We wasted a lot of time trying to develop something without really doing as much market research as we should have because we thought we knew that particular market. That's a mistake we made early on and it's something we learned a lot from.

In the development, the new feature seemed logical, but it didn't make sense to the customer.

The Lesson:

Now we do a lot more customer engagement and customer discovery to make sure a feature is something the customer wants. We also do a lot of wireframing and mockups and show customers so they have a very good understanding of what the product is going to look like before we build it. The experience taught us to be more customer-focused and also engage them more in the process.

In developing a feature, we start with mockups where we get potential customers in a room to show them and explain our thinking on why we need this feature. Then we get their feedback on whether they think it will be something they'll find helpful or not. During the actual design of the product, we allow the customer to sit in the room and make changes to the mockup to say, “This is how I want it to look,” or, “This is something I wouldn't want.” So they have a stake in how the product is developed.

We have become more receptive to them because we figured out product development is something like 90 percent listening to customers to make sure you're really understanding what they are saying before you start building and 10 percent is the actual development. If you have a good customer — we have long-term customers — they will work with you to make sure you have something that makes sense to them. And our particular customers work day-to-day in the healthcare space, so it's also a nice little break for them to do some product development. They see that they have an impact on the product they use.

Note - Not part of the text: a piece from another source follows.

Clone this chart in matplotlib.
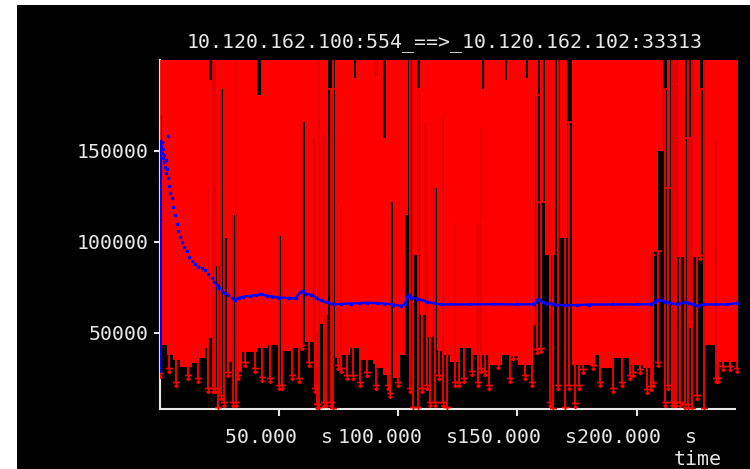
import numpy as np
import matplotlib

matplotlib.use("Agg")
import matplotlib.pyplot as plt
from matplotlib.patches import Rectangle
from matplotlib.path import Path

# --- colours ---
BG, INK, RED, BLUE = "#000000", "#e6e6e6", "#ff0000", "#0000ff"
FONT = "DejaVu Sans Mono"
TOP = 210000  # segments that leave the top of the plot

TITLE = "10.120.162.100:554_==>_10.120.162.102:33313"
x_ticks = [50, 100, 150, 200]
y_ticks = [50000, 100000, 150000]

# --- red sample bands: start time, low value, high value (None = no samples) ---
blk_start = [0.5, 1.0, 3.0, 5.8, 8.6, 13.5, 16.3, 19.1, 20.2, 20.9,
             22.1, 23.7, 25.4, 26.7, 28.1, 30.2, 31.6, 32.3, 34.4, 40.7,
             42.5, 45.6, 49.5, 50.9, 55.4, 59.6, 60.8, 64.5, 65.6, 66.6,
             67.3, 68.7, 69.4, 70.8, 73.6, 75.7, 76.4, 79.9, 81.3, 82.4,
             84.0, 89.6, 90.3, 91.7, 93.8, 94.9, 96.6, 98.0, 100.8, 102.9,
             104.3, 106.4, 107.8, 109.2, 111.3, 112.7, 114.8, 116.2, 118.3, 119.3,
             121.8, 123.2, 124.2, 125.3, 130.9, 133.0, 133.7, 134.4, 135.3, 136.2,
             137.9, 143.4, 144.8, 145.5, 150.4, 153.2, 154.3, 156.3, 157.4, 158.5,
             159.5, 160.5, 161.6, 163.0, 164.1, 165.8, 167.9, 170.7, 172.8, 182.6,
             184.6, 190.2, 197.2, 202.8, 205.5, 206.2, 209.0, 211.0, 212.5, 214.0,
             217.4, 220.2, 223.7, 226.5, 228.6, 232.8, 233.5]
blk_end_last = 242.6
blk_low = [170000, 43400, 38000, 35200, 31500, 33500, 36000, 41600, 129500, 47000,
           None, 87000, 184400, 102000, 34300, 115000, None, 28800, 39800, 41600,
           41600, 43400, 104000, 40000, 42000, 166000, 45000, 157000, 50000, None,
           55000, 160000, 60000, None, 36000, 120300, 38000, 41600, 41600, 42000,
           35000, 33000, 31000, 31000, 27000, 27000, 122000, 25000, 38000, 115000,
           None, 92900, None, 60000, 166000, 48000, 130000, 40000, 170000, 38000,
           34300, 111000, 34300, 41600, 38000, 111000, 38000, 163000, 38000, 38000,
           32400, 38000, 38000, 38000, 32400, 32400, 32400, 54400, 180800, None,
           122000, None, 92900, 60000, 92900, None, 102000, None, 32400, 38000,
           30600, 36200, 32400, 30600, 93000, 95000, 150000, None, 129000, None,
           92000, None, 92000, None, 43400, 157000, 34300]
blk_high = [TOP, TOP, TOP, TOP, TOP, TOP, TOP, TOP, TOP, 189000,
            None, TOP, TOP, TOP, TOP, TOP, None, TOP, TOP, 180800,
            TOP, TOP, TOP, TOP, TOP, TOP, TOP, TOP, TOP, None,
            TOP, TOP, TOP, None, TOP, TOP, TOP, TOP, 190000, TOP,
            TOP, TOP, 191000, TOP, 157000, TOP, TOP, TOP, TOP, TOP,
            None, TOP, None, TOP, TOP, TOP, TOP, TOP, TOP, TOP,
            TOP, TOP, TOP, TOP, TOP, TOP, TOP, TOP, 184000, TOP,
            TOP, TOP, 189000, TOP, TOP, 190000, TOP, TOP, TOP, None,
            TOP, None, TOP, TOP, TOP, None, TOP, None, TOP, TOP,
            TOP, TOP, TOP, TOP, TOP, TOP, TOP, None, TOP, None,
            TOP, None, TOP, None, TOP, TOP, TOP]

# --- individual red samples (thin segments with arrow at the low end) ---
line_t = [0.2, 4.0, 6.8, 11.8, 16.0, 20.5, 22.5, 23.3, 24.5, 25.8,
          27.2, 28.6, 30.7, 31.9, 33.0, 35.8, 40.0, 42.8, 46.3, 50.2,
          51.2, 55.4, 58.5, 59.6, 62.5, 65.2, 66.0, 67.0, 68.9, 69.8,
          71.8, 72.9, 75.0, 76.0, 78.5, 80.9, 84.0, 86.8, 90.7, 95.9,
          96.6, 100.1, 105.0, 106.1, 108.5, 110.0, 112.0, 113.5, 115.5, 117.0,
          118.8, 120.5, 123.7, 125.5, 127.4, 130.9, 133.3, 134.9, 136.2, 138.0,
          142.0, 147.0, 148.3, 150.4, 153.0, 155.9, 158.0, 160.0, 163.5, 164.8,
          167.0, 170.0, 171.5, 174.0, 175.6, 177.5, 181.8, 184.6, 190.2, 193.7,
          197.2, 198.6, 201.4, 204.1, 205.9, 206.9, 209.0, 211.8, 213.2, 214.8,
          215.6, 216.5, 218.1, 220.2, 221.6, 222.3, 223.0, 225.1, 226.5, 228.0,
          233.1, 234.2, 236.2, 239.0, 241.9]
line_lo = [28000, 30600, 23300, 27000, 25100, 19600, 19600, 19600, 9600, 16000,
           12300, 28800, 12300, 12300, 27000, 34300, 30600, 26000, 25100, 21500,
           21500, 27000, 25000, 43400, 34300, 19600, 11000, 9600, 12300, 12300,
           12300, 9000, 32400, 30600, 27000, 27000, 23300, 28800, 21500, 21500,
           16900, 23300, 19600, 9600, 9600, 19600, 21500, 12300, 12300, 27000,
           12300, 9600, 23300, 23300, 25100, 29000, 23300, 30600, 29000, 21500,
           33000, 25000, 38000, 38000, 27000, 23300, 41000, 41600, 12300, 9000,
           21500, 9600, 21500, 11500, 21500, 30000, 32400, 23300, 19600, 23300,
           27000, 28800, 30000, 19000, 21000, 23000, 34300, 12000, 21500, 12000,
           12000, 12000, 12000, 11000, 11000, 56000, 9000, 16000, 92900, 9000,
           25000, 25100, 32000, 32000, 31000]
line_hi = [TOP, TOP, TOP, TOP, TOP, 129500, TOP, TOP, TOP, 184400,
           TOP, TOP, TOP, TOP, TOP, TOP, TOP, TOP, TOP, 104000,
           TOP, TOP, TOP, TOP, TOP, 157000, TOP, TOP, 160000, TOP,
           184000, TOP, TOP, 120300, TOP, TOP, TOP, TOP, TOP, TOP,
           TOP, TOP, TOP, TOP, 184000, TOP, 166000, TOP, 130000, TOP,
           170000, TOP, 111000, TOP, TOP, TOP, 111000, 163000, TOP, TOP,
           TOP, TOP, TOP, TOP, TOP, TOP, 180800, 122000, TOP, TOP,
           TOP, TOP, 166000, TOP, TOP, TOP, TOP, TOP, TOP, TOP,
           TOP, TOP, TOP, TOP, 93000, 102000, 95000, 184000, 129500, TOP,
           TOP, TOP, 187000, 157000, TOP, 157000, TOP, TOP, 184000, TOP,
           157000, TOP, TOP, TOP, TOP]

# --- blue samples ---
blue_col_t, blue_col_lo, blue_col_hi = 0.4, 28000, 156000
dot_t = [0.8, 1.0, 1.2, 1.4, 1.6, 1.8, 2.0, 2.3, 2.6, 2.9, 3.2, 3.4, 3.7, 4.1,
         4.6, 5.1, 5.8, 6.5, 7.2, 7.9, 8.6, 9.3, 10.3, 11.4, 12.4, 13.5, 14.9,
         16.3, 17.7, 19.1, 20.5, 21.9, 23.0, 24.0, 25.0, 26.0, 27.4, 28.8, 30.2]
dot_v = [153000, 149000, 155000, 146000, 151000, 144000, 148000, 141000, 145000,
         138000, 140000, 158000, 135000, 131000, 127000, 124000, 119000, 115000,
         110000, 106000, 103000, 100000, 97500, 95000, 92000, 89500, 88000, 86500,
         85500, 84500, 82500, 80000, 78000, 76500, 74500, 73000, 72000, 71000, 69500]
blue_t = [31.6, 33.5, 35.0, 38.0, 40.4, 42.5, 45.0, 47.3, 50.0, 54.3, 57.0, 59.0,
          60.0, 61.5, 63.4, 65.5, 67.6, 70.0, 73.2, 76.0, 80.1, 84.0, 87.1, 91.0,
          94.1, 98.0, 101.0, 102.8, 103.8, 104.5, 105.5, 108.0, 110.0, 112.2, 115.0,
          117.8, 121.9, 130.0, 140.0, 150.0, 156.5, 157.6, 158.5, 159.5, 160.5,
          162.0, 164.4, 166.0, 170.0, 175.0, 180.0, 190.0, 200.0, 206.0, 207.5,
          208.5, 210.0, 212.0, 214.0, 217.0, 220.0, 222.0, 223.5, 225.5, 228.0,
          233.0, 238.0, 242.0]
blue_v = [68300, 69500, 70000, 70500, 70700, 71300, 70500, 70000, 69500, 69200,
          69000, 72500, 73000, 71500, 71000, 69500, 67900, 66800, 65700, 66000,
          66200, 66400, 66600, 66400, 66200, 65600, 64900, 66000, 70000, 71000,
          69500, 68900, 68000, 67100, 66300, 65700, 65700, 65700, 65800, 65700,
          65800, 67000, 68500, 68000, 66800, 66200, 66200, 65500, 65300, 65300,
          65600, 65700, 65700, 65800, 67000, 68000, 68200, 67300, 66500, 65800,
          66800, 66500, 65800, 64900, 65700, 65700, 65700, 66500]

# --- figure ---
fig = plt.figure(figsize=(7.5, 4.69), dpi=100)
fig.patch.set_facecolor("white")
fig.add_artist(Rectangle((17 / 750, 0), 733 / 750, 464 / 469, transform=fig.transFigure,
                         facecolor=BG, edgecolor="none", zorder=-10))
ax = fig.add_axes([159.5 / 750, 1 - 409 / 469, (738 - 159.5) / 750, (409 - 60) / 469])
ax.set_facecolor(BG)

# bands
edges = np.array(blk_start + [blk_end_last])
lo = np.array([np.nan if v is None else v for v in blk_low], dtype=float)
hi = np.array([np.nan if v is None else v for v in blk_high], dtype=float)
ax.bar(edges[:-1], hi - lo, width=np.diff(edges), bottom=lo, align="edge",
       color=RED, linewidth=0, zorder=3)

# single samples
arrow = Path([(-1, 0), (1, 0), (0, 0), (0, -1.4), (-0.55, -0.85), (0, -1.4), (0.55, -0.85)],
             [Path.MOVETO, Path.LINETO, Path.MOVETO, Path.LINETO,
              Path.MOVETO, Path.LINETO, Path.LINETO])
ax.vlines(line_t, line_lo, line_hi, color=RED, lw=1.3, zorder=3)
ax.plot(line_t, line_lo, ls="none", marker=arrow, ms=7, mec=RED, mfc="none", mew=1.2, zorder=3)
cut = [(t, h) for t, h in zip(line_t, line_hi) if h < TOP]
ax.plot([c[0] for c in cut], [c[1] for c in cut], ls="none", marker="_", ms=6,
        mec=RED, mew=1.2, zorder=3)

# blue
ax.vlines([blue_col_t], [blue_col_lo], [blue_col_hi], color=BLUE, lw=1.5, zorder=4)
ax.plot(dot_t, dot_v, ls="none", marker="s", ms=1.7, color=BLUE, zorder=4)
ax.plot(blue_t, blue_v, color=BLUE, lw=1.7, marker="s", ms=1.6, zorder=4)

ax.set_xlim(0, 242.4)
ax.set_ylim(8240, 200000)
ax.set_xticks(x_ticks)
ax.set_xticklabels([f"{v:.3f}  s" for v in x_ticks])
ax.set_yticks(y_ticks)
ax.set_yticklabels([str(v) for v in y_ticks])
for s in ("top", "right"):
    ax.spines[s].set_visible(False)
for s in ("left", "bottom"):
    ax.spines[s].set_color(INK)
    ax.spines[s].set_linewidth(1.5)
    ax.spines[s].set_zorder(2)
ax.spines["bottom"].set_bounds(0, 241.2)
ax.tick_params(axis="y", length=4, width=1.5, color=INK, pad=4, labelsize=14.3,
               labelcolor=INK, labelfontfamily=FONT)
ax.tick_params(axis="x", length=5, width=1.5, color=INK, pad=9, labelsize=14.3,
               labelcolor=INK, labelfontfamily=FONT)

fig.text(445 / 750, 1 - 42 / 469, TITLE, ha="center", va="center", fontsize=14.3,
         family=FONT, color=INK)
fig.text(698 / 750, 1 - 459 / 469, "time", ha="center", va="center", fontsize=14.3,
         family=FONT, color=INK)

fig.savefig("out.png", dpi=100, facecolor="white")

Overall, we find it very useful and it actually gives us more time, in the end, to develop products because we don't have to go back and re-edit. It also makes our product much more useful, so it's helpful all around.

Even though we spend a lot more time on research to make sure we have the right features, the right feel, there's definitely cost savings because you don’t have to go back and re-edit something you’ve done. And you have to think about opportunity costs. I don’t have a dollar figure, but every hour you're spending re-editing a feature, you're not spending that on improving another feature or doing something else the customer really wants. So the cost savings is both in money and in time.